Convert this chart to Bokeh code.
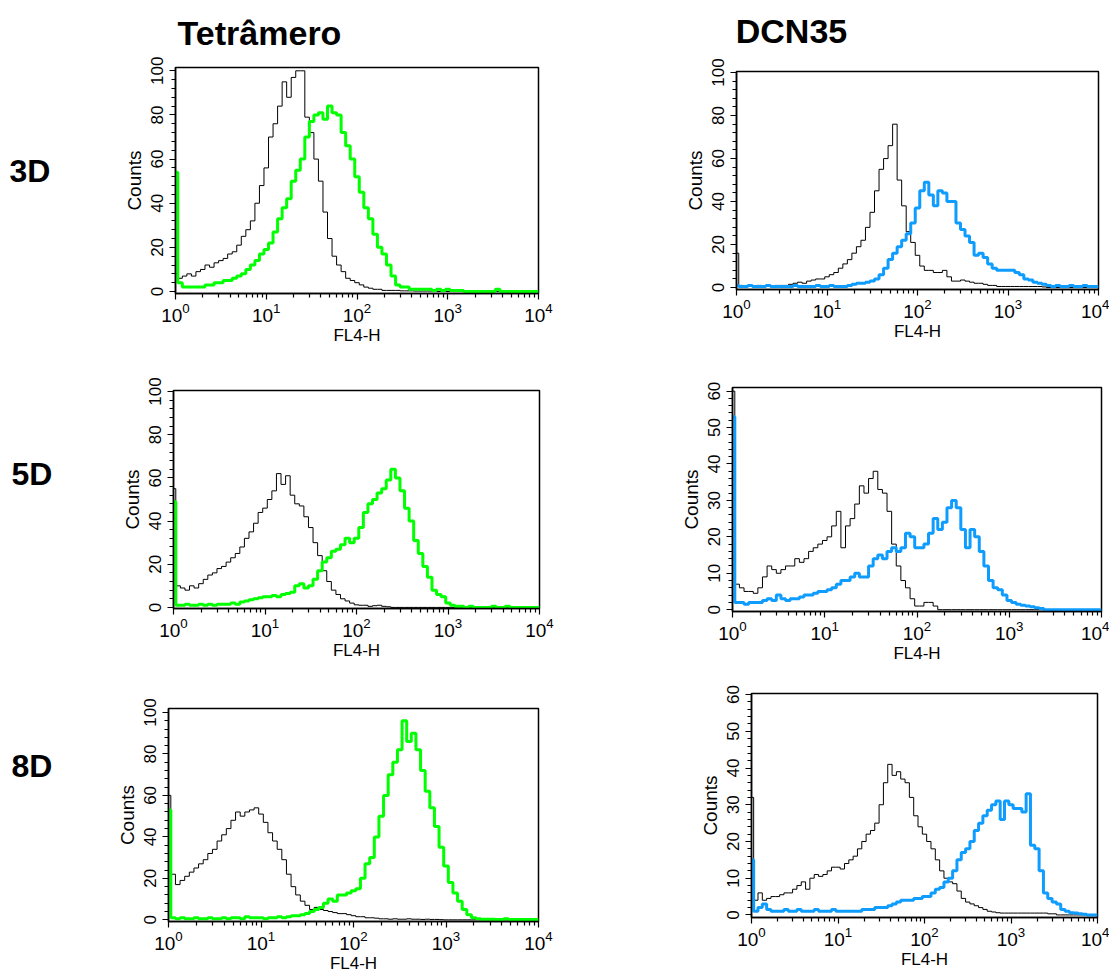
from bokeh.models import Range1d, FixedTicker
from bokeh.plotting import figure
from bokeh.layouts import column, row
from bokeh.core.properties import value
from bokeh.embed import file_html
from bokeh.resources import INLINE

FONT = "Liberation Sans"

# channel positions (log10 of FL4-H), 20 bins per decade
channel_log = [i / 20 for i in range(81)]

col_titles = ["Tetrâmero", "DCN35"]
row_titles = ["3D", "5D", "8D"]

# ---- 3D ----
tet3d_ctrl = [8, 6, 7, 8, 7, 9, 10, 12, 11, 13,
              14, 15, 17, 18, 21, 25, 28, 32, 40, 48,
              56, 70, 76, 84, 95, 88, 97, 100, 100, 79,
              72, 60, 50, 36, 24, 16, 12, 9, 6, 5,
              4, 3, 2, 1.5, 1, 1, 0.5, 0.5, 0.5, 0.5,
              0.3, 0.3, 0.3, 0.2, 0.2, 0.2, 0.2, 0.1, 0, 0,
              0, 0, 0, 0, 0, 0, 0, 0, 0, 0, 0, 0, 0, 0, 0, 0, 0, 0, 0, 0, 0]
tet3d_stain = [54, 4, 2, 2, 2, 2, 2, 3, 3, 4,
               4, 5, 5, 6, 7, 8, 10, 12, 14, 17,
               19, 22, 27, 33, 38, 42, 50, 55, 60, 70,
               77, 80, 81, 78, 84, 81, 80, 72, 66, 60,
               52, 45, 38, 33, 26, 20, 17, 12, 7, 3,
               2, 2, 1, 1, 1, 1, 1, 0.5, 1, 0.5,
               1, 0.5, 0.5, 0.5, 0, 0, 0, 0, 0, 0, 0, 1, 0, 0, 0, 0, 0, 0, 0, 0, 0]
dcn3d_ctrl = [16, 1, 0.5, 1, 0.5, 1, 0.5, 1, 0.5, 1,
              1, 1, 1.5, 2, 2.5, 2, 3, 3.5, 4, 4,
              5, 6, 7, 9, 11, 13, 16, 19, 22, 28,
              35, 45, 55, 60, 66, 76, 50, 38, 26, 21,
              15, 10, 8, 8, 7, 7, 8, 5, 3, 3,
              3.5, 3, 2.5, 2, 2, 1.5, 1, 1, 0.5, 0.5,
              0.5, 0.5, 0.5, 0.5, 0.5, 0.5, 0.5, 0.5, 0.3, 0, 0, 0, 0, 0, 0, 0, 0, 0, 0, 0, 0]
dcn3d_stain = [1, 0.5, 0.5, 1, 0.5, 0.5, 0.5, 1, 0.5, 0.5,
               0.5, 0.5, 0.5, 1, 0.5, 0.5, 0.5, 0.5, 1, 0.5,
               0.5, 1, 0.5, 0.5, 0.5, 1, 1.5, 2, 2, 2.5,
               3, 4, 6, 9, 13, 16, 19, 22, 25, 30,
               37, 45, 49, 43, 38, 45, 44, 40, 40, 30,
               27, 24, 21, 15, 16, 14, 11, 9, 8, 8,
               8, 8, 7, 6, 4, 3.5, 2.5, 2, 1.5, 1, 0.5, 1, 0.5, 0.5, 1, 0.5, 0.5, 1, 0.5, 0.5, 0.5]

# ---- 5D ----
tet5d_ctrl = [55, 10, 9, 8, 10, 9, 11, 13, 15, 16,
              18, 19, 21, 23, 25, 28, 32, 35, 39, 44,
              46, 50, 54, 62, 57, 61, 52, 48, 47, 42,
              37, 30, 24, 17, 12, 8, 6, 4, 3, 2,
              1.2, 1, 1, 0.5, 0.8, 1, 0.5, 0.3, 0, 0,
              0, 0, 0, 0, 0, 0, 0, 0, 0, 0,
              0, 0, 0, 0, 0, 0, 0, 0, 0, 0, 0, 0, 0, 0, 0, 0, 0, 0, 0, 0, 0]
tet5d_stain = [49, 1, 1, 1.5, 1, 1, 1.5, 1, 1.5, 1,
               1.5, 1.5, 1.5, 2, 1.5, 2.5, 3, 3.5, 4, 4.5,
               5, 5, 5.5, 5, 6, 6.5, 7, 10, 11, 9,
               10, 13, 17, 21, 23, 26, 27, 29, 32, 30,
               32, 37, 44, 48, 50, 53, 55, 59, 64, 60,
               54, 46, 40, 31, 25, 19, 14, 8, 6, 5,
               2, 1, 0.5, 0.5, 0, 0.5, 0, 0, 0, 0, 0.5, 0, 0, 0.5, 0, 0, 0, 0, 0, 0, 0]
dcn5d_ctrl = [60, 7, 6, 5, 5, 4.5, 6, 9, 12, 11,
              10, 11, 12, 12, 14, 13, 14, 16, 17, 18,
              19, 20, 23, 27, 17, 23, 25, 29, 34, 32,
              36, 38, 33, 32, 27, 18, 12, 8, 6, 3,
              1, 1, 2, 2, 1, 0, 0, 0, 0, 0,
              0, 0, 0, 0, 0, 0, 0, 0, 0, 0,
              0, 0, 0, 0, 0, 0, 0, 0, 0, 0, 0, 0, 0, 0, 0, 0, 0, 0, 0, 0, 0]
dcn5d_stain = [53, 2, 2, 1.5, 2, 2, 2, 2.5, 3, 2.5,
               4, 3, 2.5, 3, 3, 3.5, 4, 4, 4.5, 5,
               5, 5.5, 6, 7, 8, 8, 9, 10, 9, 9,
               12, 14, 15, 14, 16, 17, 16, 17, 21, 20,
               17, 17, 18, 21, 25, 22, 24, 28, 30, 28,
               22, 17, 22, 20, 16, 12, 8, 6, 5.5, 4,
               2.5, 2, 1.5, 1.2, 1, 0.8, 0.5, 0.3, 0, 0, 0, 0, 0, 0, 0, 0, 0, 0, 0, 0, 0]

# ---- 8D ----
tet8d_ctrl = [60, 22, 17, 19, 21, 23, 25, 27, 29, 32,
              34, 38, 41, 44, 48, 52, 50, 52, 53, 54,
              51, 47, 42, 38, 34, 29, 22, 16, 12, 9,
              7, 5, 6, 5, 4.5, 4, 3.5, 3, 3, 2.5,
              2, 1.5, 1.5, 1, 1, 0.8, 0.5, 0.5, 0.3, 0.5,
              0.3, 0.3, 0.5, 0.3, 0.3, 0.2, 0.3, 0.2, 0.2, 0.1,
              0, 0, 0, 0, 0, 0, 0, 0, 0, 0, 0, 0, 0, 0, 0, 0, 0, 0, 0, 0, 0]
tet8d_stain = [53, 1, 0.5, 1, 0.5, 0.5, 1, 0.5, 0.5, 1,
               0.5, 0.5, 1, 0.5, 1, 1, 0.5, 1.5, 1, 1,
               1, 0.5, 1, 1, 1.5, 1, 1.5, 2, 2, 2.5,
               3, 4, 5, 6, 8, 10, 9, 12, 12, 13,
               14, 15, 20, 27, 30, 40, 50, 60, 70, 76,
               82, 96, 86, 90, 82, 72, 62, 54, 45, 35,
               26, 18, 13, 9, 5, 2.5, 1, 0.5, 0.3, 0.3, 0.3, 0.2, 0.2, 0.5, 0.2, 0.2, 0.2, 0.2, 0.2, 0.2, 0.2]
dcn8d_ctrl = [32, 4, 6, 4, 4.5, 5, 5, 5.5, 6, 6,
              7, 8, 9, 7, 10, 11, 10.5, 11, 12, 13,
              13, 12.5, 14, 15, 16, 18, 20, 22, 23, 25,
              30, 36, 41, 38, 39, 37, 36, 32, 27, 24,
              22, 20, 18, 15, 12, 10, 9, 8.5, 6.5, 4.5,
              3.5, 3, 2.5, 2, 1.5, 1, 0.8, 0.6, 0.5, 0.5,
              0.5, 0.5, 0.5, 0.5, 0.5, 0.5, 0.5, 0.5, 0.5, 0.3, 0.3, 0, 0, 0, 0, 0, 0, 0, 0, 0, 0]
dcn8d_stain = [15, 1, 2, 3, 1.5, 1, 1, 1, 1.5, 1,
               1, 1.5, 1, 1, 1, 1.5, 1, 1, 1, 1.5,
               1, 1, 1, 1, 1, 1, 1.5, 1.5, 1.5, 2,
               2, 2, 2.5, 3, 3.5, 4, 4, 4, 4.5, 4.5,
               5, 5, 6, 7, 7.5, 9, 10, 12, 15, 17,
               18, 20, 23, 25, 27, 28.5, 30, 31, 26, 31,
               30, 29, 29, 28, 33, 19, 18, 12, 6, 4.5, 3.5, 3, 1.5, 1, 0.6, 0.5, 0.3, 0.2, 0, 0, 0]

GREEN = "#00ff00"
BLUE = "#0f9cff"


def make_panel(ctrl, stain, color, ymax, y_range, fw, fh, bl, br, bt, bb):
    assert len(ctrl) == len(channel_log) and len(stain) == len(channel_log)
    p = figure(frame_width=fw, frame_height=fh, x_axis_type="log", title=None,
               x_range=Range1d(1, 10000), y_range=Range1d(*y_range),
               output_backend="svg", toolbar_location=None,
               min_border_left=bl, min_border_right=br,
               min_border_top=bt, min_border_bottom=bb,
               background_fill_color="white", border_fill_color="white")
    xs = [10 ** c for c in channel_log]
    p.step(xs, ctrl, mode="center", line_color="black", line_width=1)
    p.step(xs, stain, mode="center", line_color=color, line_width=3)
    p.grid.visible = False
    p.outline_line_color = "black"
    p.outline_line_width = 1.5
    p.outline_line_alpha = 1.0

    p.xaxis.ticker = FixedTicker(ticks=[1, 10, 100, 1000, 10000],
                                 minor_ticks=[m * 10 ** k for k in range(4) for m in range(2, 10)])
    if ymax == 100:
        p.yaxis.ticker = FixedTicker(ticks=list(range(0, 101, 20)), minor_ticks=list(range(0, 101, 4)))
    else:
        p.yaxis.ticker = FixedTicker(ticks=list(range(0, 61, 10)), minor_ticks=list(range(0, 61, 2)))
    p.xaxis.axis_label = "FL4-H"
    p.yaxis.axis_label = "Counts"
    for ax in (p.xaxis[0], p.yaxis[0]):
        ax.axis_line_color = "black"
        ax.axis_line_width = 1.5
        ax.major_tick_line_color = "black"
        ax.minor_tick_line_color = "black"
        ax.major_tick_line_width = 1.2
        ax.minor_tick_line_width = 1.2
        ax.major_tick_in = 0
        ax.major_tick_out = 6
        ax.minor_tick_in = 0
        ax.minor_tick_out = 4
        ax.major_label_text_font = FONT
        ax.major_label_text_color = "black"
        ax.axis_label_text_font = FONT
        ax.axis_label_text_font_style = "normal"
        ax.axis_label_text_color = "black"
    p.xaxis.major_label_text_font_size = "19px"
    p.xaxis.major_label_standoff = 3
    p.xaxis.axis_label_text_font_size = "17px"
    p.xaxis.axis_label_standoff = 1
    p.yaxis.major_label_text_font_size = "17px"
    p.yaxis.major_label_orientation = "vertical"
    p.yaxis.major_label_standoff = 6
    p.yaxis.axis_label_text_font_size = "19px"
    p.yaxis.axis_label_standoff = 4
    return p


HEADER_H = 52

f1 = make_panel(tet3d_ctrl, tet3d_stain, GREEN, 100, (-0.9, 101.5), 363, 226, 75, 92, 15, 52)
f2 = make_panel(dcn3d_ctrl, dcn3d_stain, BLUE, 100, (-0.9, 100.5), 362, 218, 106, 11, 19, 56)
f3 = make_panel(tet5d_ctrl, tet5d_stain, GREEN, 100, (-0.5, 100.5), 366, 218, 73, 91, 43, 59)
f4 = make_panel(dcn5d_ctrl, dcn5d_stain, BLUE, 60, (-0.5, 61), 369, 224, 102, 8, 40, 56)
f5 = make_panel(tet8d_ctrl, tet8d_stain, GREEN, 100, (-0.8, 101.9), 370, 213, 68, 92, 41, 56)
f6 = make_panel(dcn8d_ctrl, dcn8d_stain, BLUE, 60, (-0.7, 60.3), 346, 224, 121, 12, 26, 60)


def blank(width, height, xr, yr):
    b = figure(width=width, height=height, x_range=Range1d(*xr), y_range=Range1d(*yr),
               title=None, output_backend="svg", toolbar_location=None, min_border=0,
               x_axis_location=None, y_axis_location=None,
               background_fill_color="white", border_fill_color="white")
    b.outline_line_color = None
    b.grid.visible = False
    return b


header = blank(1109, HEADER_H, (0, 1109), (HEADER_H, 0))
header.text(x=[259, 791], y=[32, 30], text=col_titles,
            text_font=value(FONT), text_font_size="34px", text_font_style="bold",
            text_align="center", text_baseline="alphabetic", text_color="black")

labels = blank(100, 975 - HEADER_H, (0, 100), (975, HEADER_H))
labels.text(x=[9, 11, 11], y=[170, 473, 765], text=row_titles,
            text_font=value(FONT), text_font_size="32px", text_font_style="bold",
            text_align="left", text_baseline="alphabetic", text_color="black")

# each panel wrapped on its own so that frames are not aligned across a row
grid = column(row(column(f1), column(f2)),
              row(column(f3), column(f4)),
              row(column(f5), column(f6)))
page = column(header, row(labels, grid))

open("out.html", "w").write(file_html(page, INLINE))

* * *

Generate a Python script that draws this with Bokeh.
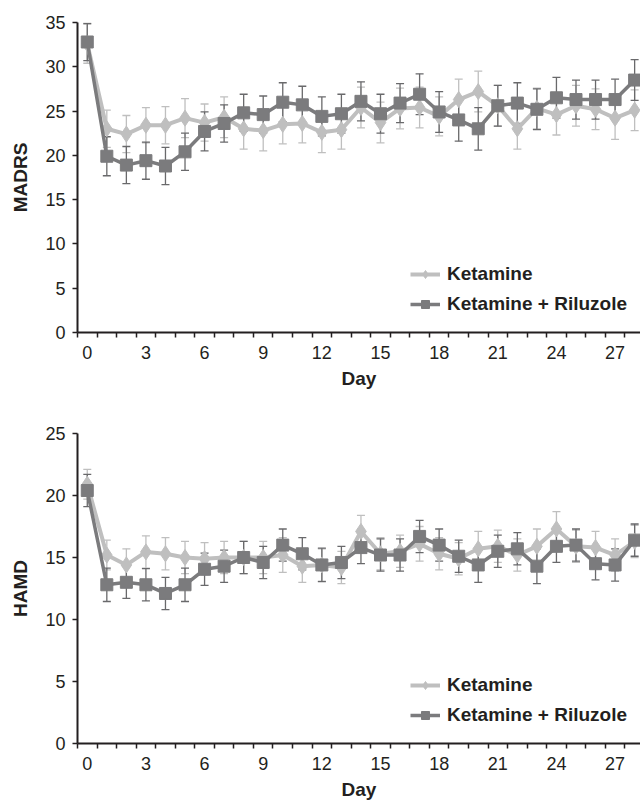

» **What is required**:
Repeat the lines above exactly, beginning with the one containing "Convert this chart to Bokeh code." and finishing with the one containing "channel_log = [i / 20 for i in range(81)]". No pictures belong in the copy.

» **Written response**:
Convert this chart to Bokeh code.
from bokeh.models import Range1d, FixedTicker
from bokeh.plotting import figure
from bokeh.layouts import column, row
from bokeh.core.properties import value
from bokeh.embed import file_html
from bokeh.resources import INLINE

FONT = "Liberation Sans"

# channel positions (log10 of FL4-H), 20 bins per decade
channel_log = [i / 20 for i in range(81)]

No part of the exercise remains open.